SUPPLIED MATERIAL ->
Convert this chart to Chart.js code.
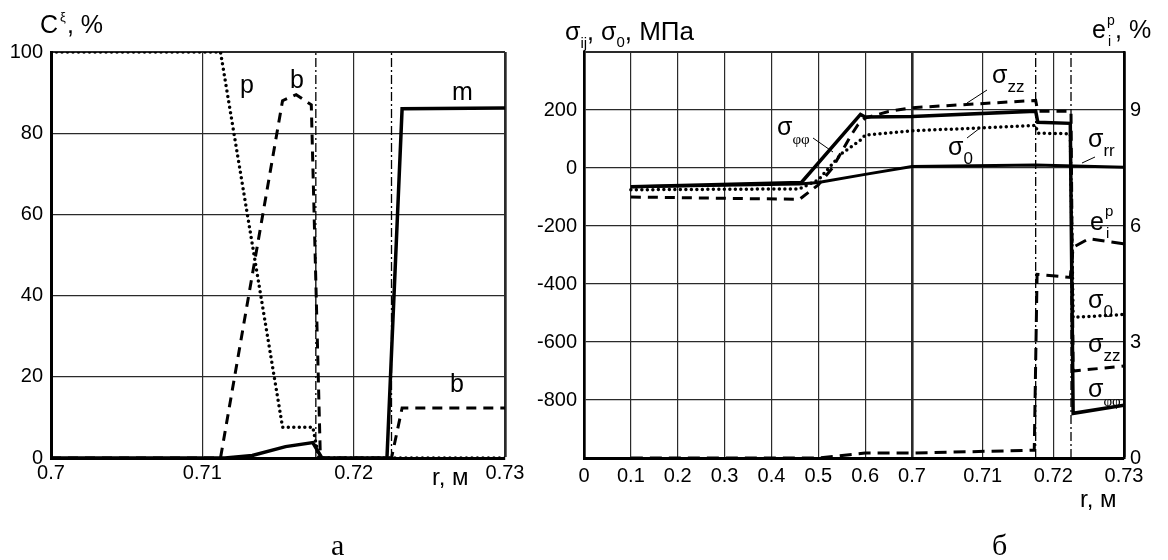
<!DOCTYPE html>
<html>
<head>
<meta charset="utf-8">
<script src="https://cdn.jsdelivr.net/npm/chart.js@4.4.0/dist/chart.umd.min.js"></script>
<style>
  html, body { margin: 0; padding: 0; background: #fff; }
  #wrap { position: relative; width: 1168px; height: 560px; overflow: hidden; }
  canvas { position: absolute; top: 0; }
  #left { left: 0; }
  #right { left: 530px; }
</style>
</head>
<body>
<div id="wrap">
  <canvas id="left" width="530" height="560"></canvas>
  <canvas id="right" width="638" height="560"></canvas>
</div>
<script>
// ---- panel а : phase content C, % versus r, m ----
const aXTicks = [0.7, 0.71, 0.72, 0.73];
const aXLabels = ['0.7', '0.71', '0.72', '0.73'];
const aYTicks = [0, 20, 40, 60, 80, 100];

const pX = [0.7, 0.7112, 0.7153, 0.7173, 0.7177, 0.7225, 0.73];
const pY = [100, 100, 7.6, 7.6, 0, 0, 0];
const bX = [0.7, 0.7112, 0.7153, 0.7162, 0.7172, 0.7178, 0.7225, 0.7232, 0.73];
const bY = [0, 0, 88, 89.5, 87, 0, 0, 12.3, 12.3];
const mX = [0.7, 0.7115, 0.7133, 0.7155, 0.7173, 0.7179, 0.7222, 0.7232, 0.73];
const mY = [0, 0, 0.6, 2.8, 3.8, 0, 0, 86, 86.2];

// zone borders (dash-dot verticals), same on both panels
const zoneX = [0.7175, 0.7225];

// ---- panel б : stresses, MPa and plastic strain, % versus r, m ----
const sXTicks = [0, 0.1, 0.2, 0.3, 0.4, 0.5, 0.6, 0.7, 0.71, 0.72, 0.73];
const sXLabels = ['0', '0.1', '0.2', '0.3', '0.4', '0.5', '0.6', '0.7', '0.71', '0.72', '0.73'];
const sYTicks = [-1000, -800, -600, -400, -200, 0, 200, 400];
const sYLabels = ['', '-800', '-600', '-400', '-200', '0', '200', ''];
const eTicks = [0, 3, 6, 9];

const phiX = [0.1, 0.464, 0.59, 0.6, 0.7, 0.7175, 0.7178, 0.7224, 0.7228, 0.73];
const phiY = [-65, -50, 185, 176, 178, 196, 158, 154, -846, -818];
const zzX = [0.1, 0.46, 0.5, 0.53, 0.57, 0.585, 0.6, 0.65, 0.7, 0.7175, 0.7178, 0.7225, 0.7228, 0.73];
const zzY = [-100, -108, -58, 0, 113, 150, 172, 195, 208, 233, 196, 196, -700, -683];
const s0X = [0.1, 0.46, 0.5, 0.55, 0.59, 0.6, 0.7, 0.7175, 0.7178, 0.7224, 0.7228, 0.73];
const s0Y = [-75, -72, -41, 50, 96, 113, 128, 147, 120, 118, -515, -505];
const rrX = [0.1, 0.46, 0.5, 0.6, 0.7, 0.7175, 0.73];
const rrY = [-65, -55, -50, -22, 5, 10, 3];
const eX = [0.1, 0.5, 0.6, 0.7, 0.7173, 0.7177, 0.7224, 0.7228, 0.725, 0.73];
const eY = [0, 0, 0.13, 0.13, 0.2, 4.75, 4.67, 5.45, 5.67, 5.54];

const SANS = '"Liberation Sans", Arial, sans-serif';
const SERIF = '"Liberation Serif", "Times New Roman", serif';
const GRID = '#2a2a2a';
const tickFont = { family: SANS, size: 20 };

function pts(xs, ys) {
  return xs.map((x, i) => ({ x: x, y: ys[i] }));
}

// x axis of panel б: 0..0.7 normal, 0.7..0.73 stretched
const BREAK = 0.7;
const STRETCH = 15.08;
function warp(v) { return v <= BREAK ? v : BREAK + (v - BREAK) * STRETCH; }
function unwarp(u) { return u <= BREAK ? u : BREAK + (u - BREAK) / STRETCH; }

class BrokenScale extends Chart.LinearScale {
  getPixelForValue(value) {
    if (value === null || value === undefined) return NaN;
    const a = warp(this.min), b = warp(this.max);
    return this.getPixelForDecimal((warp(value) - a) / (b - a));
  }
  getValueForPixel(pixel) {
    const a = warp(this.min), b = warp(this.max);
    return unwarp(a + this.getDecimalForPixel(pixel) * (b - a));
  }
}
BrokenScale.id = 'broken';
Chart.register(BrokenScale);

// simple text with sub/superscripts
function drawRich(ctx, x, y, parts) {
  let cx = x;
  ctx.fillStyle = '#000';
  ctx.textAlign = 'left';
  ctx.textBaseline = 'alphabetic';
  for (const p of parts) {
    ctx.font = p.size + 'px ' + (p.font || SANS);
    ctx.fillText(p.t, cx + (p.dx || 0), y + (p.dy || 0));
    if (!p.stay) cx += ctx.measureText(p.t).width + (p.dx || 0);
  }
}

function textPlugin(texts, leaders, offsetX) {
  return {
    id: 'texts',
    afterDraw(chart) {
      const ctx = chart.ctx;
      ctx.save();
      ctx.strokeStyle = '#000';
      ctx.lineWidth = 1;
      for (const l of leaders) {
        ctx.beginPath();
        ctx.moveTo(l[0] - offsetX, l[1]);
        ctx.lineTo(l[2] - offsetX, l[3]);
        ctx.stroke();
      }
      for (const t of texts) drawRich(ctx, t.x - offsetX, t.y, t.parts);
      ctx.restore();
    }
  };
}

function zoneLines(yMin, yMax, axisId) {
  return zoneX.map(x => ({
    data: [{ x: x, y: yMin }, { x: x, y: yMax }],
    borderColor: '#000', borderWidth: 1.3, borderDash: [9, 3, 2, 3],
    pointRadius: 0, yAxisID: axisId
  }));
}

const aTexts = [
  { x: 40, y: 33, parts: [{ t: 'C', size: 25 }, { t: 'ξ', size: 13, dy: -12, dx: 2 }, { t: ', %', size: 25, dx: 1 }] },
  { x: 240, y: 93, parts: [{ t: 'p', size: 25 }] },
  { x: 290, y: 88, parts: [{ t: 'b', size: 25 }] },
  { x: 452, y: 100, parts: [{ t: 'm', size: 25 }] },
  { x: 450, y: 392, parts: [{ t: 'b', size: 25 }] },
  { x: 432, y: 485, parts: [{ t: 'r, м', size: 24 }] },
  { x: 331, y: 555, parts: [{ t: 'а', size: 30, font: SERIF }] }
];

const sig = (x, y, sub, subFont, subSize) => ({
  x: x, y: y,
  parts: [{ t: 'σ', size: 25 }, { t: sub, size: subSize || 17, dy: 9, font: subFont }]
});
const ePart = (x, y, size) => ({
  x: x, y: y,
  parts: [{ t: 'e', size: size }, { t: 'p', size: 15, dy: -14, dx: 1, stay: true }, { t: 'i', size: 15, dy: 8, dx: 2 }]
});

const bTexts = [
  { x: 565, y: 40, parts: [{ t: 'σ', size: 25 }, { t: 'ij', size: 15, dy: 8 }, { t: ', σ', size: 25 }, { t: '0', size: 15, dy: 7 }, { t: ', МПа', size: 26 }] },
  { x: 1092, y: 38, parts: [{ t: 'e', size: 25 }, { t: 'p', size: 14, dy: -13, dx: 1, stay: true }, { t: 'i', size: 14, dy: 8, dx: 2 }, { t: ', %', size: 25, dx: 4 }] },
  sig(992, 83, 'zz'),
  sig(777, 135, 'φφ', SERIF, 15),
  sig(948, 155, '0'),
  sig(1088, 147, 'rr'),
  ePart(1090, 230, 25),
  sig(1088, 308, '0'),
  sig(1088, 352, 'zz'),
  sig(1088, 397, 'φφ', SERIF, 15),
  { x: 1080, y: 507, parts: [{ t: 'r, м', size: 24 }] },
  { x: 992, y: 555, parts: [{ t: 'б', size: 30, font: SERIF }] }
];
const bLeaders = [
  [987, 90, 967, 103],
  [813, 138, 833, 152],
  [967, 138, 980, 128],
  [1082, 163, 1095, 157]
];

const common = {
  responsive: false,
  animation: false,
  plugins: { legend: { display: false }, tooltip: { enabled: false } },
  elements: { line: { tension: 0 }, point: { radius: 0 } }
};

// ---- panel а ----
new Chart(document.getElementById('left'), {
  type: 'line',
  data: {
    datasets: [
      { data: pts(mX, mY), borderColor: '#000', borderWidth: 3.5 },
      { data: pts(bX, bY), borderColor: '#000', borderWidth: 3, borderDash: [10, 7] },
      { data: pts(pX, pY), borderColor: '#000', borderWidth: 3.5, borderDash: [0, 5.5], borderCapStyle: 'round' },
      ...zoneLines(0, 100, 'y')
    ]
  },
  options: {
    ...common,
    layout: { padding: { left: 0, top: 52, right: 25, bottom: 62 } },
    scales: {
      x: {
        type: 'linear', min: 0.7, max: 0.73,
        afterBuildTicks: s => { s.ticks = aXTicks.map(v => ({ value: v })); },
        afterFit: s => { s.height = 40; },
        ticks: { callback: (v, i) => aXLabels[i], font: tickFont, color: '#000', padding: 3, maxRotation: 0, autoSkip: false },
        grid: { color: GRID, drawTicks: false, lineWidth: c => (c.tick && c.tick.value === 0.73 ? 2.7 : 1.2) },
        border: { color: '#000', width: 3 }
      },
      y: {
        min: 0, max: 100,
        afterBuildTicks: s => { s.ticks = aYTicks.map(v => ({ value: v })); },
        afterFit: s => { s.width = 51; },
        ticks: { callback: v => String(v), font: tickFont, color: '#000', padding: 8 },
        grid: { color: GRID, drawTicks: false, lineWidth: c => (c.tick && c.tick.value === 100 ? 2 : 1.2) },
        border: { color: '#000', width: 3 }
      }
    }
  },
  plugins: [textPlugin(aTexts, [], 0)]
});

// ---- panel б ----
new Chart(document.getElementById('right'), {
  type: 'line',
  data: {
    datasets: [
      { data: pts(phiX, phiY), borderColor: '#000', borderWidth: 3.5, yAxisID: 'y' },
      { data: pts(rrX, rrY), borderColor: '#000', borderWidth: 3, yAxisID: 'y' },
      { data: pts(zzX, zzY), borderColor: '#000', borderWidth: 3, borderDash: [10, 7], yAxisID: 'y' },
      { data: pts(s0X, s0Y), borderColor: '#000', borderWidth: 3.5, borderDash: [0, 5.5], borderCapStyle: 'round', yAxisID: 'y' },
      { data: pts(eX, eY), borderColor: '#000', borderWidth: 3, borderDash: [12, 7], yAxisID: 'y1' },
      ...zoneLines(-1000, 400, 'y')
    ]
  },
  options: {
    ...common,
    layout: { padding: { left: 0, top: 52, right: 0, bottom: 62 } },
    scales: {
      x: {
        type: 'broken', min: 0, max: 0.73,
        afterBuildTicks: s => { s.ticks = sXTicks.map(v => ({ value: v })); },
        afterFit: s => { s.height = 40; },
        ticks: { callback: (v, i) => sXLabels[i], font: tickFont, color: '#000', padding: 6, maxRotation: 0, autoSkip: false },
        grid: {
          color: GRID, drawTicks: false,
          lineWidth: c => {
            if (!c.tick) return 1.2;
            if (c.tick.value === 0.7) return 2.6;
            if (c.tick.value === 0.73) return 2.6;
            return 1.2;
          }
        },
        border: { color: '#000', width: 3 }
      },
      y: {
        position: 'left', min: -1000, max: 400,
        afterBuildTicks: s => { s.ticks = sYTicks.map(v => ({ value: v })); },
        afterFit: s => { s.width = 54; },
        ticks: { callback: (v, i) => sYLabels[i], font: tickFont, color: '#000', padding: 7 },
        grid: { color: GRID, drawTicks: false, lineWidth: c => (c.tick && c.tick.value === 400 ? 2 : 1.2) },
        border: { color: '#000', width: 2.7 }
      },
      y1: {
        position: 'right', min: 0, max: 10.5,
        afterBuildTicks: s => { s.ticks = eTicks.map(v => ({ value: v })); },
        afterFit: s => { s.width = 44; },
        ticks: { callback: v => String(v), font: tickFont, color: '#000', padding: 6 },
        grid: { drawOnChartArea: false, drawTicks: false },
        border: { color: '#000', width: 2.6 }
      }
    }
  },
  plugins: [textPlugin(bTexts, bLeaders, 530)]
});
</script>
</body>
</html>
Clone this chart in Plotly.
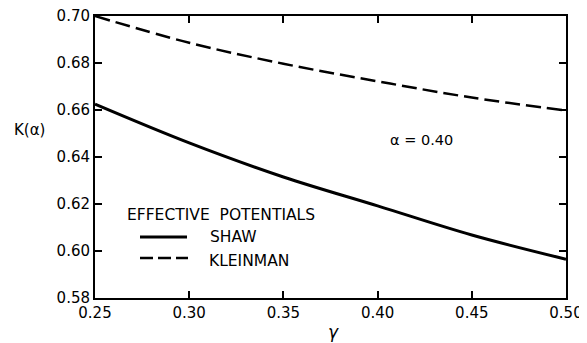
import plotly.graph_objects as go

gamma = [0.25, 0.30, 0.35, 0.40, 0.45, 0.50]
shaw = [0.6625, 0.6460, 0.6315, 0.6192, 0.6068, 0.5965]
kleinman = [0.700, 0.6886, 0.6797, 0.6722, 0.6653, 0.6598]

x_ticks = [0.25, 0.30, 0.35, 0.40, 0.45, 0.50]
x_ticklabels = ["0.25", "0.30", "0.35", "0.40", "0.45", "0.50"]
y_ticks = [0.58, 0.60, 0.62, 0.64, 0.66, 0.68, 0.70]
y_ticklabels = ["0.58", "0.60", "0.62", "0.64", "0.66", "0.68", "0.70"]

FONT = "DejaVu Sans"
OFF = 8  # default page body margin
W, H = 587 - OFF, 343 - OFF
L, R, T, B = 95 - OFF, 21, 16 - OFF, 45


def px(x):
    return (x - OFF - L) / (W - L - R)


def py(y):
    return (H - B - (y - OFF)) / (H - T - B)


fig = go.Figure()
fig.add_trace(go.Scatter(x=gamma, y=shaw, mode="lines", name="SHAW",
                         line=dict(color="black", width=3, shape="spline")))
fig.add_trace(go.Scatter(x=gamma, y=kleinman, mode="lines", name="KLEINMAN",
                         line=dict(color="black", width=2.5, shape="spline", dash="15px,6px")))

fig.update_layout(
    width=W, height=H,
    margin=dict(l=L, r=R, t=T, b=B, autoexpand=False),
    paper_bgcolor="white", plot_bgcolor="white",
    showlegend=False,
    font=dict(family=FONT, size=15, color="black"),
)
fig.update_xaxes(range=[0.25, 0.50], tickvals=x_ticks, ticktext=x_ticklabels, automargin=False,
                 ticklabeloverflow="allow",
                 showgrid=False, zeroline=False, showline=True, linecolor="black", linewidth=2,
                 mirror="ticks", ticks="inside", ticklen=7, tickwidth=1.5, tickcolor="black",
                 tickfont=dict(size=15))
fig.update_yaxes(range=[0.58, 0.70], tickvals=y_ticks, ticktext=y_ticklabels, automargin=False,
                 ticklabeloverflow="allow",
                 showgrid=False, zeroline=False, showline=True, linecolor="black", linewidth=2,
                 mirror="ticks", ticks="inside", ticklen=7, tickwidth=1.5, tickcolor="black",
                 tickfont=dict(size=15))

# axis titles
fig.add_annotation(text="K(α)", x=px(29), y=py(130), xref="paper", yref="paper",
                   showarrow=False, font=dict(size=15), xanchor="center", yanchor="middle")
fig.add_annotation(text="<i>γ</i>", x=px(333), y=py(332), xref="paper", yref="paper",
                   showarrow=False, font=dict(size=17), xanchor="center", yanchor="middle")

# alpha annotation
fig.add_annotation(text="α = 0.40", x=px(421), y=py(140), xref="paper", yref="paper",
                   showarrow=False, font=dict(size=14.5), xanchor="center", yanchor="middle")

# manual legend
fig.add_annotation(text="EFFECTIVE  POTENTIALS", x=px(125), y=py(215), xref="paper", yref="paper",
                   showarrow=False, font=dict(size=15.5), xanchor="left", yanchor="middle")
fig.add_annotation(text="SHAW", x=px(208), y=py(237), xref="paper", yref="paper",
                   showarrow=False, font=dict(size=15.5), xanchor="left", yanchor="middle")
fig.add_annotation(text="KLEINMAN", x=px(207), y=py(261), xref="paper", yref="paper",
                   showarrow=False, font=dict(size=15.5), xanchor="left", yanchor="middle")
fig.add_shape(type="line", xref="paper", yref="paper",
              x0=px(140), x1=px(187), y0=py(237), y1=py(237),
              line=dict(color="black", width=3))
fig.add_shape(type="line", xref="paper", yref="paper",
              x0=px(140), x1=px(188), y0=py(258), y1=py(258),
              line=dict(color="black", width=2.5, dash="13px,5px"))

fig.write_html("out.html")
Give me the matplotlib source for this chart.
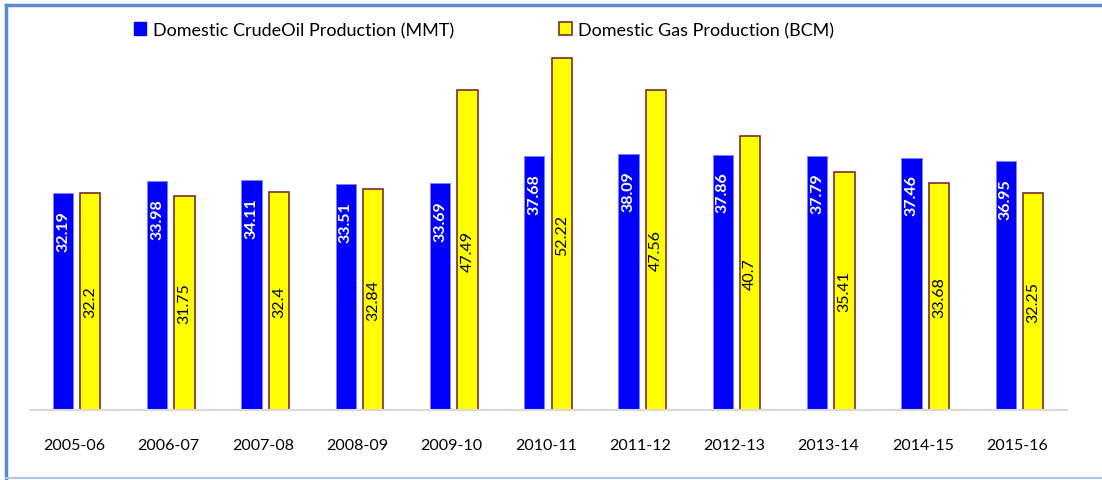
import matplotlib
matplotlib.use("Agg")
import matplotlib.pyplot as plt
from matplotlib.lines import Line2D
from matplotlib.patches import Patch
import numpy as np

years = ["2005-06", "2006-07", "2007-08", "2008-09", "2009-10", "2010-11",
         "2011-12", "2012-13", "2013-14", "2014-15", "2015-16"]
crude_oil = [32.19, 33.98, 34.11, 33.51, 33.69, 37.68, 38.09, 37.86, 37.79, 37.46, 36.95]
gas = [32.2, 31.75, 32.4, 32.84, 47.49, 52.22, 47.56, 40.7, 35.41, 33.68, 32.25]
crude_label = "Domestic CrudeOil Production (MMT)"
gas_label = "Domestic Gas Production (BCM)"

plt.rcParams['font.family'] = ['Lato', 'DejaVu Sans']

fig = plt.figure(figsize=(11.02, 4.81), dpi=100)
ax = fig.add_axes([30/1102, 1 - 411/481, (1067-30)/1102, (411-7)/481])

x = np.arange(len(years))
w = 0.215
off1, off2 = -0.15, 0.14
ax.bar(x + off1, crude_oil, width=w, color="#0000FF", edgecolor="#8080ff", linewidth=0.6, zorder=2)
ax.bar(x + off2, gas, width=w, color="#FFFF00", edgecolor="#7B2E2E", linewidth=1.2, zorder=2)

for xi, v in zip(x, crude_oil):
    ax.annotate(f"{v:g}", xy=(xi + off1, v), xytext=(0, -12), textcoords="offset points",
                rotation=90, ha="center", va="top", color="white", fontweight="bold", fontsize=11.5)
for xi, v in zip(x, gas):
    ax.text(xi + off2, v / 2, f"{v:g}", rotation=90, ha="center", va="center",
            color="black", fontsize=11.5)

ax.set_xlim(-0.5, len(years) - 0.5)
ax.set_ylim(0, 60)
ax.set_xticks(x - 0.03)
ax.set_xticklabels(years, fontsize=11.5)
ax.tick_params(axis="x", length=0, pad=20)
ax.set_yticks([])
for s in ["top", "right", "left"]:
    ax.spines[s].set_visible(False)
ax.spines["bottom"].set_color("#d9d9d9")
ax.spines["bottom"].set_linewidth(1.5)

handles = [Patch(facecolor="#0000FF", edgecolor="#0000FF", label=crude_label),
           Patch(facecolor="#FFFF00", edgecolor="#7B2E2E", linewidth=1.2, label=gas_label)]
fig.legend(handles=handles, loc="center", bbox_to_anchor=(484/1102, 1 - 31/481), ncol=2,
           frameon=False, fontsize=13, handlelength=0.7, handleheight=0.7,
           handletextpad=0.35, columnspacing=5.85)

# figure border
fig.add_artist(Line2D([6/1102, 1], [1 - 6/481, 1 - 6/481], transform=fig.transFigure, color="#5B8BC9", linewidth=2.5))
fig.add_artist(Line2D([6/1102, 6/1102], [1 - 6/481, 1 - 479/481], transform=fig.transFigure, color="#5B8BC9", linewidth=2.5))
fig.add_artist(Line2D([6/1102, 1], [1 - 479/481, 1 - 479/481], transform=fig.transFigure, color="#A9C4E6", linewidth=1.5))

fig.savefig("out.png", dpi=100)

SHORT PROBLEM -> Set down, word for word, the lines from the one holding "Clone this chart in Plotly." through the one holding "return (H - B - (y - OFF)) / (H - T - B)". Skip the pictures.

THE REPLY ->
Clone this chart in Plotly.
import plotly.graph_objects as go

gamma = [0.25, 0.30, 0.35, 0.40, 0.45, 0.50]
shaw = [0.6625, 0.6460, 0.6315, 0.6192, 0.6068, 0.5965]
kleinman = [0.700, 0.6886, 0.6797, 0.6722, 0.6653, 0.6598]

x_ticks = [0.25, 0.30, 0.35, 0.40, 0.45, 0.50]
x_ticklabels = ["0.25", "0.30", "0.35", "0.40", "0.45", "0.50"]
y_ticks = [0.58, 0.60, 0.62, 0.64, 0.66, 0.68, 0.70]
y_ticklabels = ["0.58", "0.60", "0.62", "0.64", "0.66", "0.68", "0.70"]

FONT = "DejaVu Sans"
OFF = 8  # default page body margin
W, H = 587 - OFF, 343 - OFF
L, R, T, B = 95 - OFF, 21, 16 - OFF, 45


def px(x):
    return (x - OFF - L) / (W - L - R)


def py(y):
    return (H - B - (y - OFF)) / (H - T - B)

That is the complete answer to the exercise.